Voices by Kyle Muntz is special, not just for being his first book, but as an early glimpse at a writer I’ve come to really enjoy. I’m about halfway through, and so far, it reads like a conversation, a multifaceted, complex, yet emotionally rife exploration of philosophy and love. “‘If you were a metaphysical object, where would you be hiding?’” Muntz’s narrator poses. How about within the pages of Voices, or better yet, a dialogue, an ontological conundrum wrapped up in poetry. The book is a mix of prose that takes lyrical stabs at the random staccatos of communication in its unique forms. It recognizes attempts at categorizing or even “naming” the insinuations language attempts to solidify falter. One of my favorite parts is early on:
“She tasted like moonlight and nocturnal beauty.
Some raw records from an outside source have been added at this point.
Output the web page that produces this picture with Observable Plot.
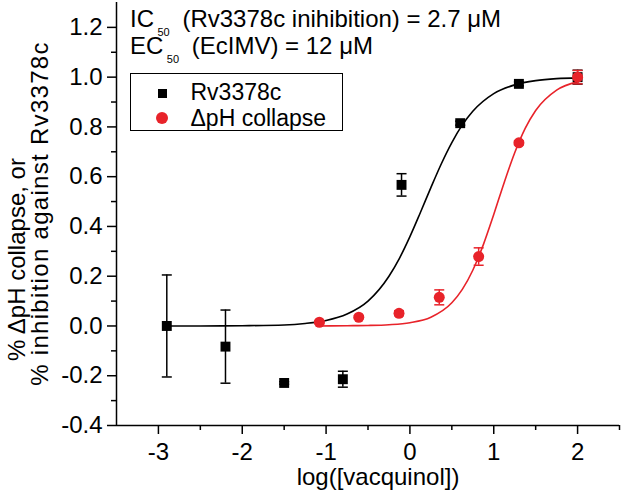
<!DOCTYPE html>
<html><head><meta charset="utf-8">
<script src="https://cdn.jsdelivr.net/npm/d3@7"></script>
<script src="https://cdn.jsdelivr.net/npm/@observablehq/plot@0.6"></script>
<style>
html,body{margin:0;padding:0;background:#fff;}
#wrap{position:relative;width:641px;height:499px;font-family:'Liberation Sans',Arial,Helvetica,sans-serif;color:#000;overflow:hidden;}
#wrap svg{position:absolute;left:0;top:0;}
.ann{position:absolute;left:130px;font-size:24px;line-height:20px;white-space:nowrap;}
.sub{font-size:11px;position:relative;top:9.4px;margin-left:3.5px;margin-right:6px;}
.lgbox{position:absolute;left:130px;top:73px;width:213px;height:58px;box-sizing:border-box;border:1.5px solid #000;}
.lgtxt{position:absolute;font-size:23px;line-height:20px;white-space:nowrap;}
.lgsq{position:absolute;width:9px;height:9px;}
.lgci{position:absolute;width:12px;height:12px;border-radius:50%;}
.ylab2 text{letter-spacing:1.3px;}
</style>
</head><body>
<div id="wrap"></div>
<script>
// ---------- data ----------
const seriesNames = ["Rv3378c", "\u0394pH collapse"];
const seriesColors = ["#000000", "#e8232a"];

// Rv3378c inhibition (black squares), x = log([vacquinol])
const rvX   = [-2.9, -2.2, -1.5, -0.8, -0.1, 0.6, 1.3, 2.0];
const rvY   = [0.000, -0.083, -0.229, -0.214, 0.567, 0.815, 0.973, 1.000];
const rvErr = [0.205, 0.147, 0.005, 0.032, 0.045, 0.008, 0.008, 0.028];

// ΔpH collapse (red circles)
const phX   = [-1.08, -0.61, -0.13, 0.35, 0.82, 1.30, 2.00];
const phY   = [0.015, 0.035, 0.051, 0.115, 0.279, 0.736, 1.000];
const phErr = [0.006, 0.006, 0.010, 0.030, 0.035, 0.008, 0.027];

// fitted curves
const rvCurveX = [-2.9, -2.5, -2.0, -1.5, -1.25, -1.0, -0.75, -0.5, -0.25, -0.125, 0.0, 0.125, 0.25, 0.375, 0.5, 0.625, 0.75, 1.0, 1.25, 1.5, 1.75, 2.0];
const rvCurveY = [0.000, 0.000, 0.001, 0.004, 0.010, 0.022, 0.048, 0.100, 0.200, 0.272, 0.359, 0.456, 0.556, 0.652, 0.737, 0.808, 0.863, 0.934, 0.969, 0.986, 0.994, 0.997];
const phCurveX = [-1.1, -0.75, -0.5, -0.25, 0.0, 0.25, 0.5, 0.625, 0.75, 0.875, 1.0, 1.125, 1.25, 1.375, 1.5, 1.75, 2.0];
const phCurveY = [0.000, 0.001, 0.002, 0.005, 0.013, 0.035, 0.093, 0.147, 0.224, 0.326, 0.448, 0.577, 0.696, 0.794, 0.866, 0.948, 0.981];

// axes
const xDomain = [-3.5, 2.5];
const yDomain = [-0.4, 1.3];
const xMajor = [-3, -2, -1, 0, 1, 2];
const xMinor = [-2.5, -1.5, -0.5, 0.5, 1.5, 2.5];
const yMajor = [-0.4, -0.2, 0.0, 0.2, 0.4, 0.6, 0.8, 1.0, 1.2];
const yMinor = [-0.3, -0.1, 0.1, 0.3, 0.5, 0.7, 0.9, 1.1];
const xLabel = "log([vacquinol])";
const yLabel1 = "% \u0394pH collapse, or";
const yLabel2 = "% inhibition against Rv3378c";
const annot1 = ["IC", "50", "(Rv3378c inihibition) = 2.7 \u03bcM"];
const annot2 = ["EC", "50", "(EcIMV) = 12 \u03bcM"];

// ---------- build ----------
const rv = rvX.map((x, i) => ({x, y: rvY[i], lo: rvY[i] - rvErr[i], hi: rvY[i] + rvErr[i]}));
const ph = phX.map((x, i) => ({x, y: phY[i], lo: phY[i] - phErr[i], hi: phY[i] + phErr[i]}));
const rvCurve = rvCurveX.map((x, i) => ({x, y: rvCurveY[i]}));
const phCurve = phCurveX.map((x, i) => ({x, y: phCurveY[i]}));

const cap = {draw(ctx, size) { const w = Math.sqrt(size / Math.PI); ctx.moveTo(-w, 0); ctx.lineTo(w, 0); }};

function errorMarks(data, color) {
  return [
    Plot.ruleX(data, {x: "x", y1: "lo", y2: "hi", stroke: color, strokeWidth: 1.5}),
    Plot.dot(data, {x: "x", y: "lo", symbol: cap, r: 5, stroke: color, strokeWidth: 1.5, fill: "none"}),
    Plot.dot(data, {x: "x", y: "hi", symbol: cap, r: 5, stroke: color, strokeWidth: 1.5, fill: "none"})
  ];
}

const chart = Plot.plot({
  width: 641, height: 499,
  marginLeft: 116, marginRight: 22, marginTop: 2, marginBottom: 74,
  x: {domain: xDomain},
  y: {domain: yDomain},
  style: {fontFamily: "'Liberation Sans', Arial, Helvetica, sans-serif", fontSize: "24px", color: "#000", background: "#fff", overflow: "visible"},
  marks: [
    Plot.axisX(xMajor, {tickSize: 9, tickPadding: 8, tickFormat: d => String(d), label: null, strokeWidth: 1.5, fontSize: 24}),
    Plot.axisX(xMinor, {tickSize: 5, fill: "none", label: null, strokeWidth: 1.5}),
    Plot.axisY(yMajor, {tickSize: 9, tickPadding: 5, tickFormat: d => d.toFixed(1), label: null, strokeWidth: 1.5, fontSize: 24}),
    Plot.axisY(yMinor, {tickSize: 5, fill: "none", label: null, strokeWidth: 1.5}),
    Plot.ruleX([xDomain[0]], {strokeWidth: 1.5}),
    Plot.ruleY([yDomain[0]], {strokeWidth: 1.5}),
    Plot.line(phCurve, {x: "x", y: "y", stroke: seriesColors[1], strokeWidth: 1.6, curve: "monotone-x"}),
    Plot.line(rvCurve, {x: "x", y: "y", stroke: seriesColors[0], strokeWidth: 1.6, curve: "monotone-x"}),
    Plot.dot(rv, {x: "x", y: "y", symbol: "square", r: 5.6, fill: seriesColors[0], stroke: "none"}),
    ...errorMarks(rv, seriesColors[0]),
    Plot.dot(ph, {x: "x", y: "y", symbol: "circle", r: 5.5, fill: seriesColors[1], stroke: "none"}),
    ...errorMarks(ph, seriesColors[1]),
    Plot.text([xLabel], {frameAnchor: "bottom", textAnchor: "middle", lineAnchor: "middle", dx: 10, dy: 52, fontSize: 24}),
    Plot.text([yLabel1], {frameAnchor: "left", rotate: -90, textAnchor: "middle", lineAnchor: "middle", dx: -99, dy: 45.5, fontSize: 24}),
    Plot.text([yLabel2], {frameAnchor: "left", rotate: -90, textAnchor: "middle", lineAnchor: "middle", dx: -76, dy: -0.5, fontSize: 24, className: "ylab2"})
  ]
});

const wrap = document.getElementById("wrap");
wrap.appendChild(chart);

// annotation (subscripted text)
function addAnn(parts, top) {
  const d = document.createElement("div");
  d.className = "ann";
  d.style.top = top + "px";
  d.appendChild(document.createTextNode(parts[0]));
  const s = document.createElement("span");
  s.className = "sub";
  s.textContent = parts[1];
  d.appendChild(s);
  d.appendChild(document.createTextNode(" " + parts[2]));
  wrap.appendChild(d);
}
addAnn(annot1, 9);
addAnn(annot2, 36);

// legend
const box = document.createElement("div");
box.className = "lgbox";
wrap.appendChild(box);
const sq = document.createElement("div");
sq.className = "lgsq"; sq.style.left = "157.5px"; sq.style.top = "88.5px"; sq.style.background = seriesColors[0];
wrap.appendChild(sq);
const ci = document.createElement("div");
ci.className = "lgci"; ci.style.left = "156px"; ci.style.top = "111.5px"; ci.style.background = seriesColors[1];
wrap.appendChild(ci);
// baseline ≈ top + 17.8 for 23px text in a 20px line box
[[seriesNames[0], 82.2], [seriesNames[1], 108.2]].forEach(([t, top]) => {
  const e = document.createElement("div");
  e.className = "lgtxt"; e.style.left = "190.5px"; e.style.top = top + "px"; e.textContent = t;
  wrap.appendChild(e);
});
</script>
</body></html>
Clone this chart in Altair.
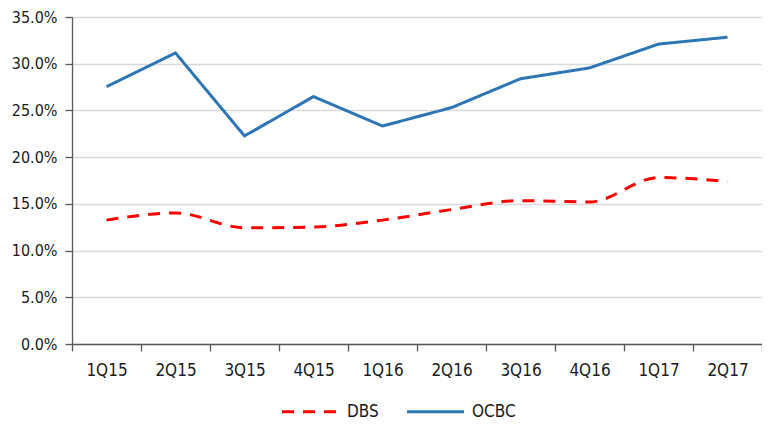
import altair as alt
import pandas as pd

quarters = ["1Q15", "2Q15", "3Q15", "4Q15", "1Q16", "2Q16", "3Q16", "4Q16", "1Q17", "2Q17"]
dbs = [0.1326, 0.1403, 0.1244, 0.1252, 0.1326, 0.1439, 0.1534, 0.1520, 0.1782, 0.1739]
ocbc = [0.2754, 0.3115, 0.2227, 0.2648, 0.2333, 0.2530, 0.2839, 0.2955, 0.3210, 0.3284]

df = pd.DataFrame(
    [{"q": q, "bank": "DBS", "v": v} for q, v in zip(quarters, dbs)]
    + [{"q": q, "bank": "OCBC", "v": v} for q, v in zip(quarters, ocbc)]
)

FONT = "DejaVu Sans Condensed, Liberation Sans, sans-serif"
FS = 17

x = alt.X(
    "q:N",
    sort=quarters,
    title=None,
    bandPosition=0.5,
    scale=alt.Scale(type="band", paddingInner=0, paddingOuter=0),
    axis=alt.Axis(
        tickBand="extent",
        labelAngle=0,
        labelFont=FONT,
        labelFontSize=FS,
        labelColor="#1a1a1a",
        labelPadding=11,
        tickSize=7,
        tickColor="#595959",
        domainColor="#595959",
        tickWidth=1.3,
        domainWidth=1.3,
        grid=False,
    ),
)
y = alt.Y(
    "v:Q",
    title=None,
    scale=alt.Scale(domain=[0, 0.35], nice=False),
    axis=alt.Axis(
        values=[0, 0.05, 0.1, 0.15, 0.2, 0.25, 0.3, 0.35],
        format=".1%",
        labelFont=FONT,
        labelFontSize=16,
        labelColor="#1a1a1a",
        labelPadding=8,
        tickSize=7,
        tickColor="#595959",
        domainColor="#595959",
        tickWidth=1.3,
        domainWidth=1.3,
        gridColor="#d9d9d9",
        gridWidth=1.3,
    ),
)

color = alt.Color(
    "bank:N",
    scale=alt.Scale(domain=["DBS", "OCBC"], range=["#ff0000", "#2e75b6"]),
    legend=alt.Legend(
        title=None,
        orient="none",
        direction="horizontal",
        legendX=208,
        legendY=364,
        labelFont=FONT,
        labelFontSize=FS,
        labelColor="#1a1a1a",
        symbolType="stroke",
        symbolSize=3250,
        symbolStrokeWidth=3,
        columnPadding=21,
        labelOffset=6,
    ),
)
dash = alt.StrokeDash(
    "bank:N",
    scale=alt.Scale(domain=["DBS", "OCBC"], range=[[12, 9], [1, 0]]),
    legend=None,
)

base = alt.Chart(df)
dbs_line = base.transform_filter(alt.datum.bank == "DBS").mark_line(
    strokeWidth=3, interpolate="monotone"
).encode(x=x, y=y, color=color, strokeDash=dash)
ocbc_line = base.transform_filter(alt.datum.bank == "OCBC").mark_line(
    strokeWidth=3
).encode(x=x, y=y, color=color, strokeDash=dash)

chart = (
    alt.layer(dbs_line, ocbc_line)
    .properties(
        width=690,
        height=327,
        autosize=alt.AutoSizeParams(type="none"),
        padding={"left": 64, "top": 9, "right": 0, "bottom": 80},
    )
    .configure_view(stroke=None)
    .configure(background="white")
)

chart.save("out.html", embed_options={"renderer": "svg", "actions": False})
No, that’s not true either. She tasted like vodka and lips, tongue and teeth. Neither of us understood beauty, though I think he wanted to. Life would be so much simpler if we could pretend not to have names.”
It’s the nameless things Voices tries to tell us about. “If walls could speak, then maybe the world would still be full of conversation.” These aren’t just brick walls Muntz is talking about, but the barriers of personality and dross and pain we all form to barricade ourselves from exposure. Wouldn’t those make for interesting topics of conversation?